When I spoke to Keiran McKinney, head of investor relations at IG, he rejected the charge that IG didn’t have adequate relationships with liquidity providers, reeling off the names of more than 10 global investment banks.
“Given our scale, we have a greater number of liquidity providers than most providers in our industry — we sought and found liquidity where it existed between 9:30 a.m and 10 a.m on the day and filled the orders as sufficient liquidity became available,” McKinney said.
He went on: “The issue was illiquidity, not the size of the move. It would be wrong to say there was no liquidity at all — there were pockets but it was extremely illiquid. This was a unique event in our lifetime.”
IG says that it aggregated the orders so that there was no unfair disparity — that if they had tried to execute the orders piece by piece, some clients would have got much better deals than others simply by luck. IG hasn’t released a detailed breakdown of precisely what orders were executed and when.
“It is fair to say that the atmosphere was tense”
When those aggregated orders were closed out, the Swiss franc had dropped to just €0.925 — of course, at the time there was little way of telling where the currency was going to settle. It could have plunged further.
But it didn’t.
In fact the currency then bounced back above €1 just minutes later (right now, it’s at €1.048). It’s clear that waiting longer would have meant smaller losses for IG’s clients — though it was impossible to know that at the time.

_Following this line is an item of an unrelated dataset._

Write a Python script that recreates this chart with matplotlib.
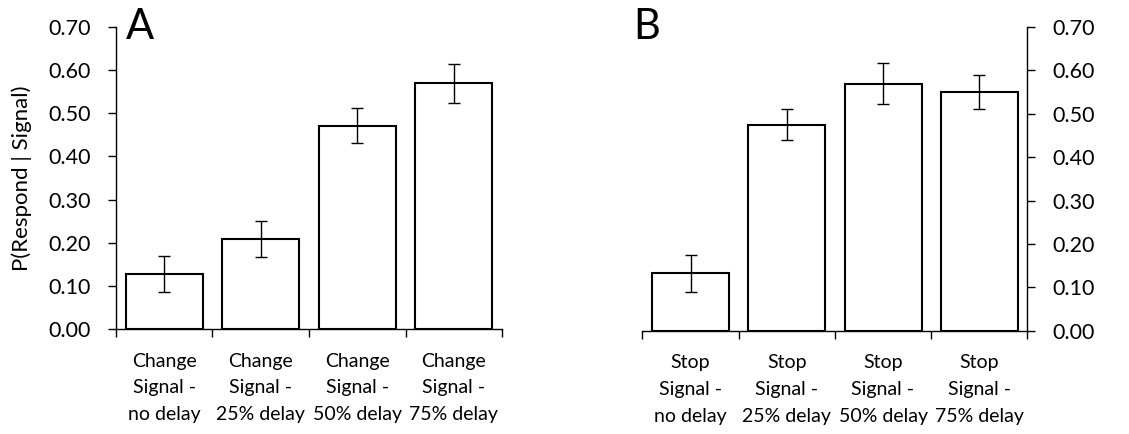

FXCM say most of their own clients were able to get out of their positions at around €1.02 to €1.04. That may not sound like such a big gap with IG’s €0.925, but at 100:1 leverage, the divergence was massive for many clients.
McKinney says the situation on the day was “organised but sense,” insisting that the firm behaved no differently to other brokers.
“IG has clear procedures to deal with this sort of incident and these worked well on this day. It is fair to say that the atmosphere was tense as we searched for and found the required level of liquidity to fully close out client positions,” he added.
“All our systems and all the systems in the industry are built with the assumption that there’s a level of liquidity. This was the worst scenario we had ever seen in a major global currency in our 40 year history, but ultimately it’s an industry-wide issue.”
The Financial Conduct Authority doesn’t comment on ongoing investigations so it’s not clear that IG specifically is being investigated. But we do know that the FCA says it’s looking into the surge in the Swiss franc generally as part of its oversight into the issue.
If there is a more focused investigation, the FCA may want to see the precise step-by-step details of precisely what happened and when — a move that could give the clients and their broker some closure, for better or worse.